As I write this blog. I write grateful for hindsight and from a perspective of understanding spiritual warfare a little more than I did when I was walking the journey I am about to unfold for you.
Before we left on Outreach, as a school we prayed for each of the teams and prophesied over each other and encouraged each other. For the Kenya team our friends and staff who carried us through the the last 3 months consistently got impressions of the word “Unity” for our team. Now if you looked at our team you would laugh at this word as we could not be a more different bunch of people and in our differences many of us (including me) were strong willed and opinionated people. I was so happy when I heard this word because I thought the Lord was going to pleasantly surprise us by joining our hearts together and we would be one big happy family by the end of our outreach experience.
Fortunately, one of the staff who prayed shared with us a similar word but she was given the wisdom to expand on this word. She told us that we would have to fight for this unity that we could not just expect our group to be united. And although I heard this I had no idea what this was going to look like in reality.
Three or four weeks into our outreach i was soon about to find out. In our second location. As I mention in my previous post about this location – we thought we found a tiny piece of heaven. Some members of my team rejoiced over the “peace” that they felt there and the love.

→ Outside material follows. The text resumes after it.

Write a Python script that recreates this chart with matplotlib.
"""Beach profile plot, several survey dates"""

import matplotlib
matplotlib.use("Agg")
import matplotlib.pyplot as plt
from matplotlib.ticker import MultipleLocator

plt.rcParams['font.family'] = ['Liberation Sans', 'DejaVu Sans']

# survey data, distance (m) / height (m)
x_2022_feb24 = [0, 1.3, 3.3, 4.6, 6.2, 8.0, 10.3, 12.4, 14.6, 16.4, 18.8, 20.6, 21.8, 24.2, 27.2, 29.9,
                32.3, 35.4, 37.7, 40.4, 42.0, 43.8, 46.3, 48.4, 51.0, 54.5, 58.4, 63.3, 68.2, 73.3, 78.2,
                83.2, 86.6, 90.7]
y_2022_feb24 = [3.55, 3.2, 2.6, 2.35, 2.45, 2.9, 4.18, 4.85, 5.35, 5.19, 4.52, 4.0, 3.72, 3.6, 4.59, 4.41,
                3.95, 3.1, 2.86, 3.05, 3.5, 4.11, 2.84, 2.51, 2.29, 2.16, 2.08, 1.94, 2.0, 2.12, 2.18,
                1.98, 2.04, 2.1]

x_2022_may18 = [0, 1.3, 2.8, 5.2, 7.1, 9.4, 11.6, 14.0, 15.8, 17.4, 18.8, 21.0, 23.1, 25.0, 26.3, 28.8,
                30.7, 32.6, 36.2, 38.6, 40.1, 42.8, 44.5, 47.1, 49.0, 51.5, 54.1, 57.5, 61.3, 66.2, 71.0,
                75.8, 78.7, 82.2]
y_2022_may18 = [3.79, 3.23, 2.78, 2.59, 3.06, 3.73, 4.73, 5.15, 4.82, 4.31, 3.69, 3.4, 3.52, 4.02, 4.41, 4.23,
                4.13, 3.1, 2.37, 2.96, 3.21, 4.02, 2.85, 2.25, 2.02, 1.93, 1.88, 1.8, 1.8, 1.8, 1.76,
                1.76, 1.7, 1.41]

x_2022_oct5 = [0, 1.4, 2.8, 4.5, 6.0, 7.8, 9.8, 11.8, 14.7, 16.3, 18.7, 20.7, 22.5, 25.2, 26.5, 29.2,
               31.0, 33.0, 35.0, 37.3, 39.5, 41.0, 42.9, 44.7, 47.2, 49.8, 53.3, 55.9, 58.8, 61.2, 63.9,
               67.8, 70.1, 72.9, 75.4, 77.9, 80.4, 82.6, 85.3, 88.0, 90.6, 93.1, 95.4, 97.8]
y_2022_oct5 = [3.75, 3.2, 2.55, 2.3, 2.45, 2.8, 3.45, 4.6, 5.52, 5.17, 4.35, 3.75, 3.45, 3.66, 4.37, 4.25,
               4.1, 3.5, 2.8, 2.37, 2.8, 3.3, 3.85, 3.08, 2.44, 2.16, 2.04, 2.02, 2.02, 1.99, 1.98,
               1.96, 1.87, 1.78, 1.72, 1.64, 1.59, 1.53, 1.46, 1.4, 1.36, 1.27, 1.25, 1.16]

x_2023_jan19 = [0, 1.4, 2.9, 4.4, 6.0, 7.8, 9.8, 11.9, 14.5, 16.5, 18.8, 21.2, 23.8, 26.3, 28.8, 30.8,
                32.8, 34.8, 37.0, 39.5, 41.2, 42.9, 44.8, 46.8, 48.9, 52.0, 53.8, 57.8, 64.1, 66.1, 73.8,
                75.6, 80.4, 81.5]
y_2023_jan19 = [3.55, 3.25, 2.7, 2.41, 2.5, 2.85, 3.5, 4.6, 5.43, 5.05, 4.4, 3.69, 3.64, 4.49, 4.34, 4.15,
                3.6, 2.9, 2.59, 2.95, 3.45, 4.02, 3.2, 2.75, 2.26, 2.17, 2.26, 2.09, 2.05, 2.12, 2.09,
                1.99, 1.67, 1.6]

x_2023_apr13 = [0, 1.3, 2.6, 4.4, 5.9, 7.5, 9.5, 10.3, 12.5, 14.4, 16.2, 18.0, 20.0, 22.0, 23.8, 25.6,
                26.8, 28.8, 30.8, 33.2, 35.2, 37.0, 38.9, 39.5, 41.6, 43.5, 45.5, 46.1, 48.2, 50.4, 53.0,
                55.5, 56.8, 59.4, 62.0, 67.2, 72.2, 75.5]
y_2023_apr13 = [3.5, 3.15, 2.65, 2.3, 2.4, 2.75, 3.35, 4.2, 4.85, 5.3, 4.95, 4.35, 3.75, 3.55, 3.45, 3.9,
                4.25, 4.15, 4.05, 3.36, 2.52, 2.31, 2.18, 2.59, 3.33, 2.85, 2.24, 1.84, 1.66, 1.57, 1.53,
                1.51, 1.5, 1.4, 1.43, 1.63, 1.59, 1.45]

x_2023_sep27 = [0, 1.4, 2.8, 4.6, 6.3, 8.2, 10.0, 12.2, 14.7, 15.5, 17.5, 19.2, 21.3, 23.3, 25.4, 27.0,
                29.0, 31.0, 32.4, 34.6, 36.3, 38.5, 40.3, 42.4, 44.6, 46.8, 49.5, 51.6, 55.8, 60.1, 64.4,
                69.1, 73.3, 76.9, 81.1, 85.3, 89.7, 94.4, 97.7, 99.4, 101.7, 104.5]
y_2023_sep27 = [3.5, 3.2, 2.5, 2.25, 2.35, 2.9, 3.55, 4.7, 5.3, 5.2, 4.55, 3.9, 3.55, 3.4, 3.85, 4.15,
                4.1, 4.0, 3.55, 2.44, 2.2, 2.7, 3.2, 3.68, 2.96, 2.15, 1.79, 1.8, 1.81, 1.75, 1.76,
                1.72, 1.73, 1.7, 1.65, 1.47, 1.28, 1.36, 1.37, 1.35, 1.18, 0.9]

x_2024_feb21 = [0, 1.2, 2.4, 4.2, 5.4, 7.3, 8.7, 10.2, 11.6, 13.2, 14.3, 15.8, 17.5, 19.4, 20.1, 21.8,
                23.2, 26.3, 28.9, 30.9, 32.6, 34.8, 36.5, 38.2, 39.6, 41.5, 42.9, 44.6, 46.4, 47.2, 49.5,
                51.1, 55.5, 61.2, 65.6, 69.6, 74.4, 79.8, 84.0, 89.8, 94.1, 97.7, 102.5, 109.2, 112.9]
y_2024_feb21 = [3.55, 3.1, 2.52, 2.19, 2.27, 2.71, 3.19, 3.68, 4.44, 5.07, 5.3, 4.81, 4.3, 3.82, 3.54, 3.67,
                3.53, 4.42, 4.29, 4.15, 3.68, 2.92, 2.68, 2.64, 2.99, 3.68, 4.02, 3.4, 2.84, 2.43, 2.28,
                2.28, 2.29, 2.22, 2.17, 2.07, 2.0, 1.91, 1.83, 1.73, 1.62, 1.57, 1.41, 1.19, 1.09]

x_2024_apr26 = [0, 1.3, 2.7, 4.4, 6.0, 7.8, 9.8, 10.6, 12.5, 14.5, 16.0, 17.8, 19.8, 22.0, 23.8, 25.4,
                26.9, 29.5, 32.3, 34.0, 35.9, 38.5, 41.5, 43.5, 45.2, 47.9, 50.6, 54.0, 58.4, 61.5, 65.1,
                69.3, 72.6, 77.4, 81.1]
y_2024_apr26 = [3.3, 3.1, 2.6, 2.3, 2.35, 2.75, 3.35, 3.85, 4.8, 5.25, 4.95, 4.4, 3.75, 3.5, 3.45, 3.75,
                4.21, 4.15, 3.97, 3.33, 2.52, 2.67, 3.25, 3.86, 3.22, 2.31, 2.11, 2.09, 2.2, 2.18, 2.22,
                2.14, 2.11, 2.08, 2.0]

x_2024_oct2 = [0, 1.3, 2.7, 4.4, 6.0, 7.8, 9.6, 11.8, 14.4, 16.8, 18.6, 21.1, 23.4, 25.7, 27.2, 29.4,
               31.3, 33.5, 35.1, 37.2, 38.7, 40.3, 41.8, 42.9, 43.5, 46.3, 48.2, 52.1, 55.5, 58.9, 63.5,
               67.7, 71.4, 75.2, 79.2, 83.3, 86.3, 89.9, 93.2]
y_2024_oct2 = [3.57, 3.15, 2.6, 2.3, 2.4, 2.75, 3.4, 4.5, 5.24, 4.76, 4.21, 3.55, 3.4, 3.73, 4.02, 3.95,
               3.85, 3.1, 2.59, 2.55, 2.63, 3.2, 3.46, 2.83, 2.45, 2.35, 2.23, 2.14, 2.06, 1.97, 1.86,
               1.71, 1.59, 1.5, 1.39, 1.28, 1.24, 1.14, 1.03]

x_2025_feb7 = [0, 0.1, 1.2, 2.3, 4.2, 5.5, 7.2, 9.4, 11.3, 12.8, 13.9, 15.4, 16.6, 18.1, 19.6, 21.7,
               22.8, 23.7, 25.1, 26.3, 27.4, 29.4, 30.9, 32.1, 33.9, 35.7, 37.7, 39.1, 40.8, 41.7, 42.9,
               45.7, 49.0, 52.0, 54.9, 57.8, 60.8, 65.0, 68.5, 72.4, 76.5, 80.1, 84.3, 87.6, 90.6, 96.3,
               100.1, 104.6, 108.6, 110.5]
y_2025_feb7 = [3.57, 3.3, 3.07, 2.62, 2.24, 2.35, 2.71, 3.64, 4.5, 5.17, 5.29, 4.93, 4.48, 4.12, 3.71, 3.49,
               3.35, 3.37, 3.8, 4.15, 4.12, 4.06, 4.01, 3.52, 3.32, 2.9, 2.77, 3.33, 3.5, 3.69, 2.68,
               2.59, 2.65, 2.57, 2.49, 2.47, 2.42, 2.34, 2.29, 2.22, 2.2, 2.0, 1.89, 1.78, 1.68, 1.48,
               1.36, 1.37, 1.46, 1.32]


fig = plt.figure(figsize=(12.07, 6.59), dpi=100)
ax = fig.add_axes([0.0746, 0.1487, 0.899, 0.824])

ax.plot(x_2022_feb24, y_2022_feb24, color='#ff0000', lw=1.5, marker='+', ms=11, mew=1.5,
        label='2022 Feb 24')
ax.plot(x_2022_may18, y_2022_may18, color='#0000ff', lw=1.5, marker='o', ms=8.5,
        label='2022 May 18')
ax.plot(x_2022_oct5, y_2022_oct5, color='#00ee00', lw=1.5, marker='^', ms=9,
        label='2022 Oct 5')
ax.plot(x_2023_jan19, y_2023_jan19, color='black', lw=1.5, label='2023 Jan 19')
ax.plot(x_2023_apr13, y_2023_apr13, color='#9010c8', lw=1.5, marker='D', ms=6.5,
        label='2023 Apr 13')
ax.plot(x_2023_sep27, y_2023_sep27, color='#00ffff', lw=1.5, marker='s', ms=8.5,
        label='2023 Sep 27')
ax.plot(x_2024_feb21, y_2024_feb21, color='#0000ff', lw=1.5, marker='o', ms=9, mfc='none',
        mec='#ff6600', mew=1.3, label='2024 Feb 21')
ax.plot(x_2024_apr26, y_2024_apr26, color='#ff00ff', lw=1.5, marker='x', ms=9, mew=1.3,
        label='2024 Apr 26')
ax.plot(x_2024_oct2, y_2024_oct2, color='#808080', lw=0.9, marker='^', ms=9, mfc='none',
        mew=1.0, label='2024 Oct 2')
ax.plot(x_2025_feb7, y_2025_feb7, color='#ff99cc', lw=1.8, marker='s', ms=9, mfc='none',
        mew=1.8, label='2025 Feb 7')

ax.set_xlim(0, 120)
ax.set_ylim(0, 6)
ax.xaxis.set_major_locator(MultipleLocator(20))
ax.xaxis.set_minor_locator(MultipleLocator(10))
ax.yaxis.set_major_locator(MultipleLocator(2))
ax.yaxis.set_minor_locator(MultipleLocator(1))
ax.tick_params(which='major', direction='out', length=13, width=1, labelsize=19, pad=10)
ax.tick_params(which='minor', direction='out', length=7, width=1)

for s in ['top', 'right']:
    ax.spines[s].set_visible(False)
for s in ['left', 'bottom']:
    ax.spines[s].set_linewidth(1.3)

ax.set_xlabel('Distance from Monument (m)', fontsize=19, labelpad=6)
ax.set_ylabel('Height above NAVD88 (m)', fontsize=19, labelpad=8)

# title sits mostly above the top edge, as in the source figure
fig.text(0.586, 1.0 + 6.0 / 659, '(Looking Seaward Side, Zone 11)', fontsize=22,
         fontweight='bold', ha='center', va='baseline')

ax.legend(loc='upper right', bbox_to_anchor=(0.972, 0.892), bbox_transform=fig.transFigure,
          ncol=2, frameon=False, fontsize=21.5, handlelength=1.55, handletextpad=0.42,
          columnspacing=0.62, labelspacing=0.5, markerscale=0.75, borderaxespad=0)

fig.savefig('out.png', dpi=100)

But my immediate thought in response to this is maybe what they felt was peace was mainly influenced by the luxury that awaited us only a short walk across the compound in the guest house where our hosts resided.
I was offended by the luxury. Don’t get me wrong, my first stance was appreciation but it didn’t take long for me to move from a place of gratitude to a place of offence. An emotion that was unnecessary and rooted in judgement and one that I am still on a journey of working through. This for me was NOT “Outreach” whatever that meant.

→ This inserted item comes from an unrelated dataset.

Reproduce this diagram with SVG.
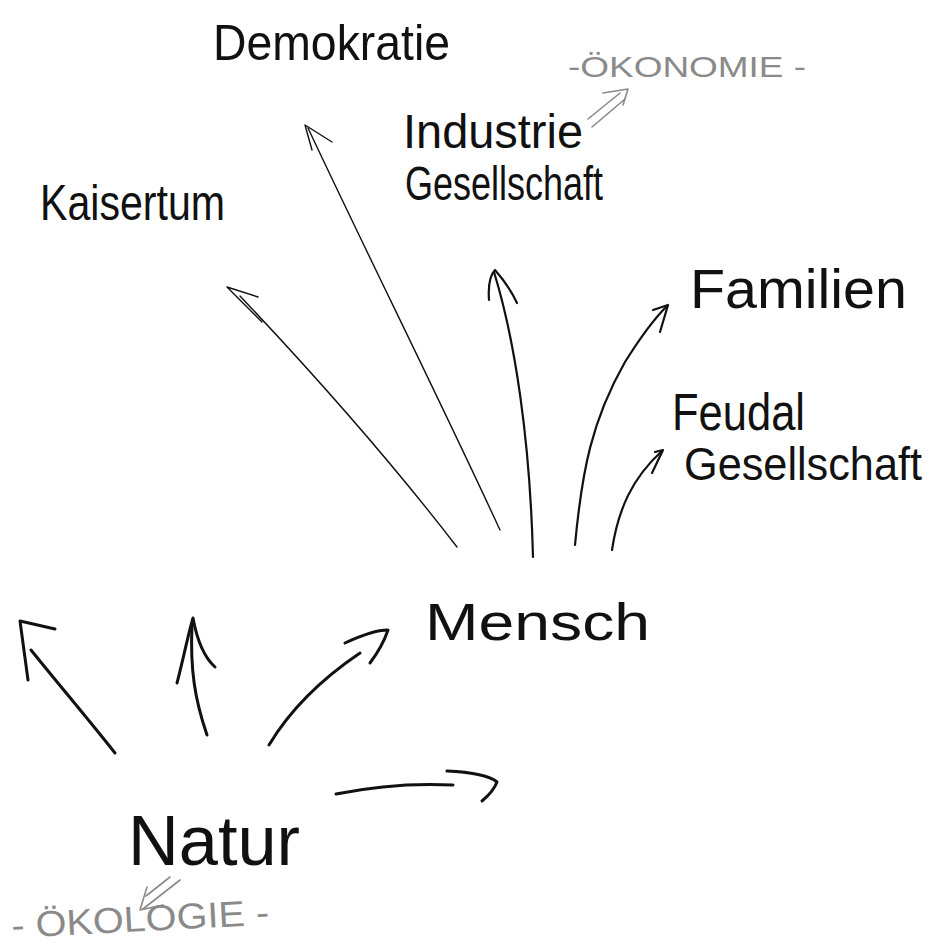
<svg xmlns="http://www.w3.org/2000/svg" width="936" height="950" viewBox="0 0 936 950">
<style>
.t{font-family:"Liberation Sans",Arial,sans-serif;fill:#111}
.g{font-family:"Liberation Sans",Arial,sans-serif;fill:#8a8a8a}
.c{fill:none;stroke:#111;stroke-linecap:round;stroke-linejoin:round}
.thin{stroke-width:1.4}
.mid{stroke-width:2.2}
.bold{stroke-width:3}
.gr{fill:none;stroke:#8a8a8a;stroke-width:1.6;stroke-linecap:round;stroke-linejoin:round}
</style>
<rect width="936" height="950" fill="#fff"/>
<g id="connectors">
  <path class="c thin" d="M457,547 C390,460 310,370 240,296"/>
  <path class="c thin" d="M258,297 L227,287 L262,322"/>
  <path class="c thin" d="M500,530 C440,400 370,260 308,128"/>
  <path class="c thin" d="M332,142 L305,125 L312,150"/>
  <path class="c mid" d="M533,557 C530,440 515,340 494,272"/>
  <path class="c mid" d="M489,300 C488,285 490,275 495,270 C502,278 512,292 517,303"/>
  <path class="c mid" d="M575,545 C582,470 592,420 625,362 C640,338 655,318 667,306"/>
  <path class="c mid" d="M653,310 L668,305 L660,332"/>
  <path class="c mid" d="M612,550 C618,510 632,478 662,451"/>
  <path class="c mid" d="M655,452 L663,450 L652,473"/>
  <path class="c bold" d="M115,753 C85,715 55,680 31,650"/>
  <path class="c bold" d="M28,680 L20,621 L55,629"/>
  <path class="c bold" d="M207,735 C195,700 190,670 192,625"/>
  <path class="c bold" d="M177,683 C183,660 188,635 193,618 C197,640 205,658 215,667"/>
  <path class="c bold" d="M269,745 C290,710 320,680 360,653"/>
  <path class="c bold" d="M345,643 C360,636 375,630 388,630 C383,645 376,655 370,663"/>
  <path class="c bold" d="M336,794 C375,786 415,783 453,785"/>
  <path class="c bold" d="M447,771 C470,772 490,776 497,782 C494,790 488,796 482,801"/>
  <path class="gr" d="M588,119 L620,93 M592,127 L625,99"/>
  <path class="gr" d="M603,93 L628,89 L623,105"/>
  <path class="gr" d="M180,880 L143,909 M170,877 L146,896"/>
  <path class="gr" d="M147,887 L140,910 L163,905"/>
</g>
<g id="n-demokratie"><text class="t" x="213" y="60" font-size="50" textLength="237" lengthAdjust="spacingAndGlyphs">Demokratie</text></g>
<g id="n-kaisertum"><text class="t" x="40" y="220" font-size="50" textLength="185" lengthAdjust="spacingAndGlyphs">Kaisertum</text></g>
<g id="n-industrie"><text class="t" x="403" y="148" font-size="48" textLength="180" lengthAdjust="spacingAndGlyphs">Industrie</text><text class="t" x="405" y="200" font-size="48" textLength="198" lengthAdjust="spacingAndGlyphs">Gesellschaft</text></g>
<g id="n-oekonomie"><text class="g" x="568" y="77" font-size="30" textLength="238" lengthAdjust="spacingAndGlyphs">-ÖKONOMIE -</text></g>
<g id="n-familien"><text class="t" x="690" y="308" font-size="56" textLength="217" lengthAdjust="spacingAndGlyphs">Familien</text></g>
<g id="n-feudal"><text class="t" x="672" y="430" font-size="52" textLength="133" lengthAdjust="spacingAndGlyphs">Feudal</text><text class="t" x="684" y="480" font-size="46" textLength="238" lengthAdjust="spacingAndGlyphs">Gesellschaft</text></g>
<g id="n-mensch"><text class="t" x="425" y="640" font-size="52" textLength="225" lengthAdjust="spacingAndGlyphs">Mensch</text></g>
<g id="n-natur"><text class="t" x="128" y="865" font-size="70" textLength="172" lengthAdjust="spacingAndGlyphs">Natur</text></g>
<g id="n-oekologie"><text class="g" x="12" y="938" font-size="36" textLength="258" lengthAdjust="spacingAndGlyphs" transform="rotate(-3 12 938)">- ÖKOLOGIE -</text></g>
</svg>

From here things steadily began to get worse. As the title implies my team was divided. Some people loved this place their little slice of heaven and others of we struggled. We struggled with our hosts and with our team and it was hard. I didn’t know how to handle this. I was confused. so much was like chalk and cheese, light and darkness, black and white. The divisions were so clear. And from this place we did ministry. This for me was so sad because a lot of this came from relying on our own strength.
I felt like God wanted to work in our team as individuals but what could we do about the division.
With time an prayer I understand that I should have prayed. This was a battle one I was losing because my team was not united. There would be glimpses of togetherness but something would happen and the cords that were being joined would be severed again. At the same time, I believe that this time although difficult and tinged with elements of spiritual warfare that we failed to engage in as a team. It also showed the faithfulness of God. For those who benefited from this location God provided he blessed them with a home away from home and a place of comfort in a difficult first experience of overseas ministry or whatever the circumstance may have been.
Who am I to diminish the work of God in my team members lives? I have no right to that and because my experiences were not theirs I cannot say that it was not God. During our Debrief I was able to summarise my experience in this way: I don’t personally understand how some people in our team could gain anything from our experiences at this location, but God knew the needs that they had and he provided for them.
I am still confused by this experience and don’t understand how a team could be so divided in the same place having what appeared to be the same experience but I believe that God will give me peace in my heart.
Please share any thoughts you may have with me because as I am sure you have read I am still processing this.